Gaming stakeholders across the US were keyed into the hearing, with the sharpest questions coming from committee members whose jurisdictions include legal sports betting or tribal gaming operations. Selig’s opening remarks referenced the CFTC’s advanced notice of proposed rulemaking for prediction markets, a message he returned to throughout the session when pressed to offer concrete positions. He stated on multiple occasions that he would not “pre-judge” aspects of prediction markets before that rulemaking was formally established.

Committee Chair Representative GT Thompson (R-Pennsylvania) set the tone by stating that the growth of prediction markets has produced “significant confusion and debate” about the CFTC’s role and authority, and what falls within the scope of the Commodity Exchange Act (CEA).

The Visual Aid Moment

The hearing’s most pointed exchange came when Representative Gabe Vasquez (D-New Mexico) produced a visual comparison of prediction market contracts and state-regulated sportsbook odds on the same Colorado Rockies versus Houston Astros game, and asked Selig to identify which was which. Selig said he was not an expert on betting lines. Vasquez responded: “Because the average consumer also can’t tell — yet they are regulated completely differently.”

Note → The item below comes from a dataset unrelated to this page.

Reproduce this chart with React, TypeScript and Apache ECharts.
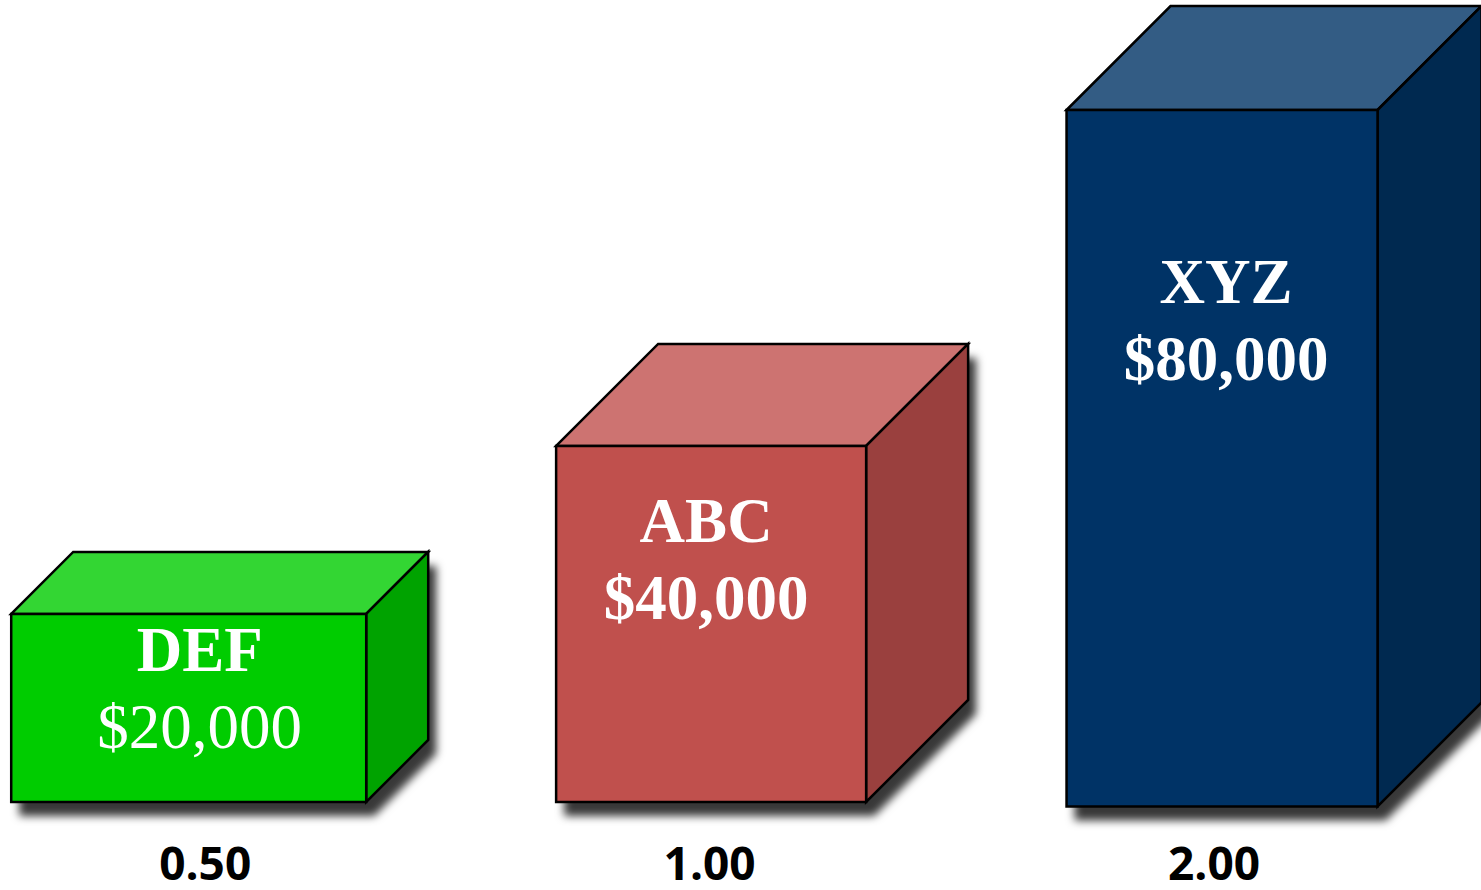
import React, { useEffect, useRef } from "react";
import * as echarts from "echarts";

// ---- data ----
const categories = ["0.50", "1.00", "2.00"];
const names = ["DEF", "ABC", "XYZ"];
const values = [20000, 40000, 80000];
const valueLabels = ["$20,000", "$40,000", "$80,000"];

// ---- styles (per box) ----
const frontColors = ["#00CC00", "#C0504D", "#003366"];
const topColors = ["#33D633", "#CD7371", "#335C84"];
const sideColors = ["#00A300", "#9A403E", "#002950"];
const valueBold = [false, true, true];
const boxWidth = [355, 310, 311];
const boxDepth = [62, 102, 104];
const boxShift = [-16.5, 1.5, 8];
const baseDrop = [0, 0, 4.5];
const textTop = [36, 75, 172];
const textShift = [11, -5, 4];
const AXIS_MIN = -2400;
const LEFT_BLEED = 47.25;

export default function App() {
  const ref = useRef<HTMLDivElement>(null);
  useEffect(() => {
    if (!ref.current) return;
    const chart = echarts.init(ref.current, null, { renderer: "svg" });
    const renderItem = (params: any, api: any) => {
      const i = api.value(0);
      const v = api.value(1);
      const topPt = api.coord([i, v]);
      const basePt = api.coord([i, AXIS_MIN]);
      const cx = topPt[0] + boxShift[i];
      const w = boxWidth[i];
      const d = boxDepth[i];
      const x0 = cx - w / 2;
      const x1 = cx + w / 2;
      const yt = topPt[1];
      const yb = basePt[1] + baseDrop[i];
      const stroke = { stroke: "#000", lineWidth: 2.5, lineJoin: "miter" };
      const tx = cx + textShift[i];
      const ty = yt + textTop[i];
      return {
        type: "group",
        children: [
          {
            type: "polygon",
            shape: {
              points: [
                [x0, yb],
                [x0, yt],
                [x0 + d, yt - d],
                [x1 + d, yt - d],
                [x1 + d, yb - d],
                [x1, yb],
              ],
            },
            style: {
              fill: "#404040",
              shadowColor: "rgba(0,0,0,0.78)",
              shadowBlur: 8,
              shadowOffsetX: 8,
              shadowOffsetY: 14,
            },
          },
          {
            type: "polygon",
            shape: { points: [[x0, yt], [x0 + d, yt - d], [x1 + d, yt - d], [x1, yt]] },
            style: { fill: topColors[i], ...stroke },
          },
          {
            type: "polygon",
            shape: { points: [[x1, yt], [x1 + d, yt - d], [x1 + d, yb - d], [x1, yb]] },
            style: { fill: sideColors[i], ...stroke },
          },
          {
            type: "rect",
            shape: { x: x0, y: yt, width: w, height: yb - yt },
            style: { fill: frontColors[i], ...stroke },
          },
          {
            type: "text",
            style: {
              text: names[i],
              x: tx,
              y: ty,
              fill: "#fff",
              fontFamily: "'Liberation Serif', 'Times New Roman', serif",
              fontWeight: "bold",
              fontSize: 63,
              align: "center",
              verticalAlign: "middle",
            },
          },
          {
            type: "text",
            style: {
              text: valueLabels[i],
              x: tx,
              y: ty + 77,
              fill: "#fff",
              fontFamily: "'Liberation Serif', 'Times New Roman', serif",
              fontWeight: valueBold[i] ? "bold" : "normal",
              fontSize: 63,
              align: "center",
              verticalAlign: "middle",
            },
          },
        ],
      };
    };
    chart.setOption({
      animation: false,
      backgroundColor: "#ffffff",
      grid: { left: 0, right: 14.75, top: 110, bottom: 88, containLabel: false },
      xAxis: {
        type: "category",
        data: categories,
        axisLine: { show: false },
        axisTick: { show: false },
        splitLine: { show: false },
        axisLabel: {
          color: "#000",
          fontFamily: "'Open Sans', sans-serif",
          fontWeight: "bold",
          fontSize: 46,
          lineHeight: 34,
          verticalAlign: "middle",
          margin: 60,
        },
      },
      yAxis: {
        type: "value",
        min: AXIS_MIN,
        max: 80000,
        show: false,
        splitLine: { show: false },
      },
      series: [
        {
          type: "custom",
          clip: false,
          renderItem,
          data: values.map((v, i) => [i, v]),
        },
      ],
    });
    return () => chart.dispose();
  }, []);
  return (
    <div
      ref={ref}
      style={{
        position: "absolute",
        left: -LEFT_BLEED,
        top: 0,
        width: 1481 + LEFT_BLEED,
        height: 890,
      }}
    />
  );
}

Representative Jim Costa (D-California) stated that sports event contracts are undercutting tribal governments and harming states that have declined to legalise online sports betting, arguing that Congress never intended sports wagering to be repackaged as a financial product. Vasquez echoed the position, contending that prediction market companies exploiting federal loopholes undermine both tribal gaming sovereignty and state-level sports betting regulation.

Enforcement and Conflicts of Interest

On enforcement, Selig sought to project a firm posture: “I want to be crystal clear to anyone who engages in fraud, manipulation or insider trading in any of our markets: we will find you, and the full force of the law will come to bear.” He confirmed the CFTC is engaged in numerous ongoing investigations into prediction market activity.

Committee members also raised the involvement of President Trump’s family in the prediction market sector, with his son having been named as an advisor to both Kalshi and Polymarket. Selig stated the CFTC does not engage in favoritism or introduce political considerations into its regulatory decisions.

Rulemaking and Market Scale

The CFTC’s advanced notice of proposed rulemaking on prediction markets was posted to the Federal Register on 16 March, with a public comment period running through this month. More than 800 submissions have been filed, including a letter from Nevada Representative Dina Titus — who has separately authored prediction market legislation — stating that platforms “conflating sports betting with a form of investment” carry “serious consequences for consumers who may misunderstand the risks involved and assume protections that do not exist.”

Thursday’s hearing ran concurrently with oral arguments before a Ninth Circuit Court of Appeals panel in a consolidated set of cases pitting state regulators against prediction market operators — proceedings in which the CFTC has filed an amicus brief asserting its jurisdictional authority.

The American Gaming Association has estimated that prediction market platforms operating outside state-licensed frameworks have cost US states nearly $800 million in potential tax revenue since the start of 2025. With the CFTC’s comment period closing this month and formal rulemaking still ahead, the question of which regulatory framework governs sports event contracts remains unresolved — and the stakes for licensed operators, tribal nations, and state governments are growing by the week.